Le biomimétisme, c’est donc de l’économie circulaire ?
La nature est le meilleur exemple des principes d’économie circulaire. Il n’y a jamais un déchet, tout fonctionne en boucle. Pourquoi ne pourrait-on pas apprendre de ces écosystèmes et fonctionner de manière à perfectionner la qualité de la vie en société plutôt que d’amasser déchets, problèmes, pollutions et maladies ?
Vous défendez aussi le concept d’archiborescence. Qu’est-ce que c’est ?

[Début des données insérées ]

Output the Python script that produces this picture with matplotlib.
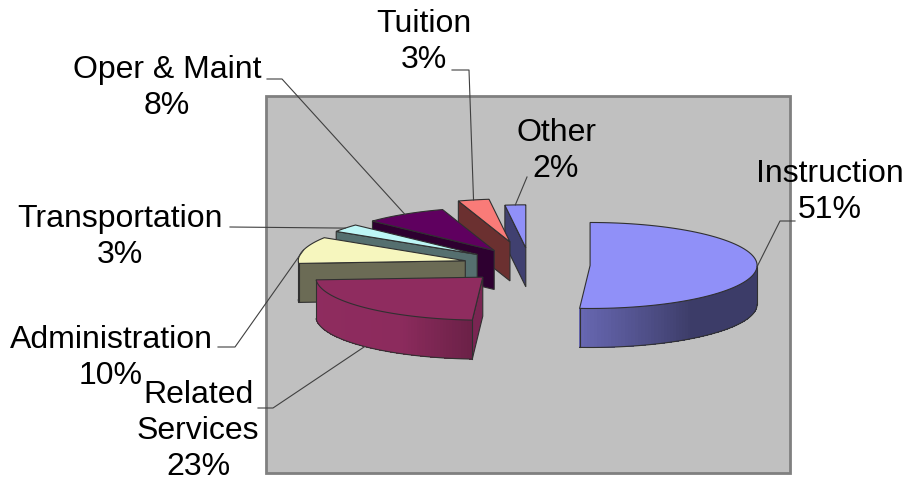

C’est un néologisme que j’ai forgé pour définir ce que pourraient être des constructions qui utiliseraient le vivant comme matériau. Dès l’époque Art Nouveau, on copie le vivant comme élément décoratif. Peut-on aller beaucoup plus loin, dans la matière dont les éléments eux-mêmes sont produits ? Dans les années qui viennent, nous allons découvrir de nouveaux biomatériaux.

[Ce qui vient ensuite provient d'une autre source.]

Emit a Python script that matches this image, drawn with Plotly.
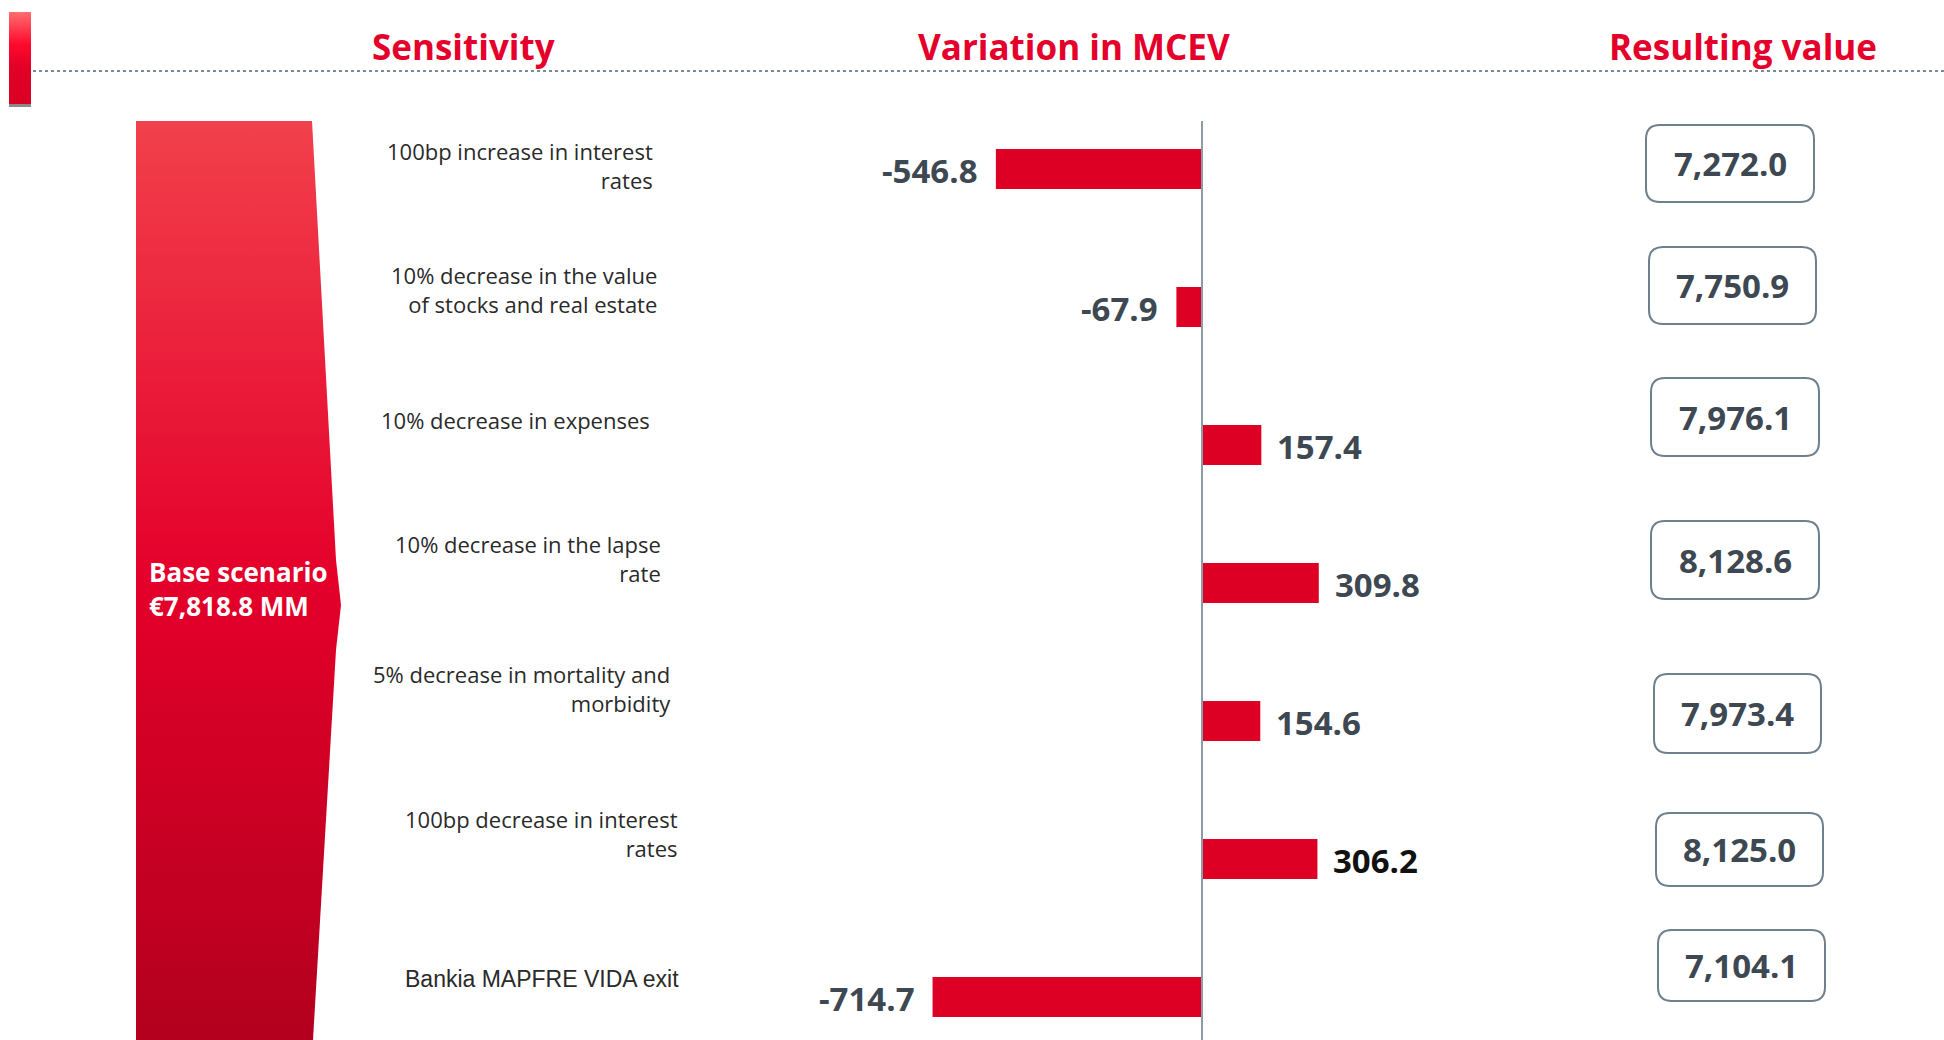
import plotly.graph_objects as go

# ---------------- data ----------------
SENSITIVITIES = [
    "100bp increase in interest<br>rates",
    "10% decrease in the value<br>of stocks and real estate",
    "10% decrease in expenses",
    "10% decrease in the lapse<br>rate",
    "5% decrease in mortality and<br>morbidity",
    "100bp decrease in interest<br>rates",
    "Bankia MAPFRE VIDA exit",
]
VARIATION = [-546.8, -67.9, 157.4, 309.8, 154.6, 306.2, -714.7]
RESULTING = [7272.0, 7750.9, 7976.1, 8128.6, 7973.4, 8125.0, 7104.1]
BASE_VALUE = 7818.8
HEADERS = ["Sensitivity", "Variation in MCEV", "Resulting value"]

# ---------------- layout geometry (pixels) ----------------
W, H = 1944, 1040
ZERO_PX = 1202
PX_PER_UNIT = 0.377
ROW0_PX = 169
ROW_PX = 138

RED = "#E4002B"
BAR_RED = "#DE0024"
SLATE = "#3D4852"

LABEL_POS = [(655, 165), (659, 289), (652, 420), (663, 558), (673, 688), (680, 833), (681, 979)]
BOX_POS = [(1646, 125, 1814, 202), (1649, 247, 1816, 324), (1651, 378, 1819, 456),
           (1651, 521, 1819, 599), (1654, 674, 1821, 753), (1656, 813, 1823, 886),
           (1658, 930, 1825, 1001)]
HEADER_X = [463, 1074, 1743]

rows = list(range(len(VARIATION)))

fig = go.Figure()

# funnel shape (base scenario)
fig.add_trace(go.Scatter(
    x=[136, 312, 336, 341, 336, 313, 136, 136],
    y=[121, 121, 560, 605, 650, 1040, 1040, 121],
    mode="lines", line=dict(width=0), fill="toself",
    fillgradient=dict(type="vertical",
                      colorscale=[[0, "#B3001E"], [0.5, "#E4002A"], [1, "#F2404C"]]),
    xaxis="x2", yaxis="y2", hoverinfo="skip", showlegend=False,
))
# small accent bar top-left
fig.add_trace(go.Scatter(
    x=[9, 31, 31, 9, 9], y=[12, 12, 104, 104, 12],
    mode="lines", line=dict(width=0), fill="toself",
    fillgradient=dict(type="vertical",
                      colorscale=[[0, "#D80022"], [0.4, "#E20026"], [0.65, "#FF0A2E"], [1, "#FF6E6E"]]),
    xaxis="x2", yaxis="y2", hoverinfo="skip", showlegend=False,
))

# bars
fig.add_trace(go.Bar(
    x=VARIATION, y=rows, orientation="h", width=0.29,
    marker=dict(color=BAR_RED, line=dict(width=0)),
    hoverinfo="skip", showlegend=False,
))

shapes = []
annotations = []

# accent bar bottom gray
shapes.append(dict(type="rect", xref="x2", yref="y2", x0=9, x1=31, y0=104, y1=107,
                   fillcolor="#8A8A8A", line=dict(width=0), layer="above"))
# dotted header rule
shapes.append(dict(type="line", xref="x2", yref="y2", x0=33, x1=W, y0=71, y1=71,
                   line=dict(color="#7C8A95", width=2, dash="dot")))
# zero axis line
shapes.append(dict(type="line", xref="x", yref="y2", x0=0, x1=0, y0=121, y1=H,
                   line=dict(color="#8C9BA6", width=2)))

# headers
for text, hx in zip(HEADERS, HEADER_X):
    annotations.append(dict(xref="x2", yref="y2", x=hx, y=46, text=f"<b>{text}</b>",
                            showarrow=False, xanchor="center", yanchor="middle",
                            font=dict(family="Open Sans", size=35, color=RED)))

# base scenario text
annotations.append(dict(xref="x2", yref="y2", x=147, y=589,
                        text=f"<b>Base scenario<br>€{BASE_VALUE:,.1f} MM</b>",
                        showarrow=False, xanchor="left", yanchor="middle", align="left",
                        font=dict(family="Open Sans", size=26, color="white")))

# sensitivity labels
for i, (lab, (lx, ly)) in enumerate(zip(SENSITIVITIES, LABEL_POS)):
    last = i == len(SENSITIVITIES) - 1
    annotations.append(dict(xref="x2", yref="y2", x=lx, y=ly, text=lab, showarrow=False,
                            xanchor="right", yanchor="middle", align="right",
                            font=dict(family="Liberation Sans" if last else "Open Sans",
                                      size=23 if last else 22, color="#2A2A2A")))

# variation value labels
for i, v in enumerate(VARIATION):
    col = "#111111" if i == 5 else SLATE
    annotations.append(dict(xref="x", yref="y", x=v, y=i, text=f"<b>{v:,.1f}</b>",
                            showarrow=False, xanchor="right" if v < 0 else "left",
                            yanchor="middle", xshift=-16 if v < 0 else 14, yshift=-1,
                            font=dict(family="Open Sans", size=33, color=col)))


def rrect(x0, y0, x1, y1, r):
    return (f"M{x0 + r},{y0} L{x1 - r},{y0} Q{x1},{y0} {x1},{y0 + r} "
            f"L{x1},{y1 - r} Q{x1},{y1} {x1 - r},{y1} L{x0 + r},{y1} "
            f"Q{x0},{y1} {x0},{y1 - r} L{x0},{y0 + r} Q{x0},{y0} {x0 + r},{y0} Z")


for val, (bx0, by0, bx1, by1) in zip(RESULTING, BOX_POS):
    shapes.append(dict(type="path", xref="x2", yref="y2", path=rrect(bx0, by0, bx1, by1, 14),
                       line=dict(color="#6F7F8C", width=2), fillcolor="rgba(0,0,0,0)"))
    annotations.append(dict(xref="x2", yref="y2", x=(bx0 + bx1) / 2, y=(by0 + by1) / 2,
                            text=f"<b>{val:,.1f}</b>", showarrow=False,
                            xanchor="center", yanchor="middle",
                            font=dict(family="Open Sans", size=33, color=SLATE)))

fig.update_layout(
    width=W, height=H,
    margin=dict(l=0, r=0, t=0, b=0),
    paper_bgcolor="white", plot_bgcolor="white",
    showlegend=False,
    xaxis=dict(range=[-ZERO_PX / PX_PER_UNIT, (W - ZERO_PX) / PX_PER_UNIT], visible=False,
               fixedrange=True),
    yaxis=dict(range=[(H - ROW0_PX) / ROW_PX, -ROW0_PX / ROW_PX], visible=False,
               fixedrange=True),
    xaxis2=dict(range=[0, W], overlaying="x", visible=False, fixedrange=True),
    yaxis2=dict(range=[H, 0], overlaying="y", visible=False, fixedrange=True),
    shapes=shapes,
    annotations=annotations,
)

fig.write_html("out.html", config={"displayModeBar": False},
               post_script="document.body.style.margin='0';document.body.style.overflow='hidden';")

Comment résumeriez-vous votre vision de l’avenir de la ville ?
La ville et les constructions sont issues quasiment essentiellement de l’industrie. Il faut trouver un autre mode de développement qui fonctionne en parallèle et, progressivement, crée des matériaux et manières de faire pour remplacer ce que nous produisons, de manière plus équilibrée.
Vous croyez que nous parviendrons un jour à le faire à assez grande échelle ?
On n’a pas le choix. C’est la seule voie qui peut nous donner un futur. Autrement, nous ne ferons qu’augmenter les problèmes que nous avons créés. Si on ne recherche pas la durabilité, nous allons disparaître.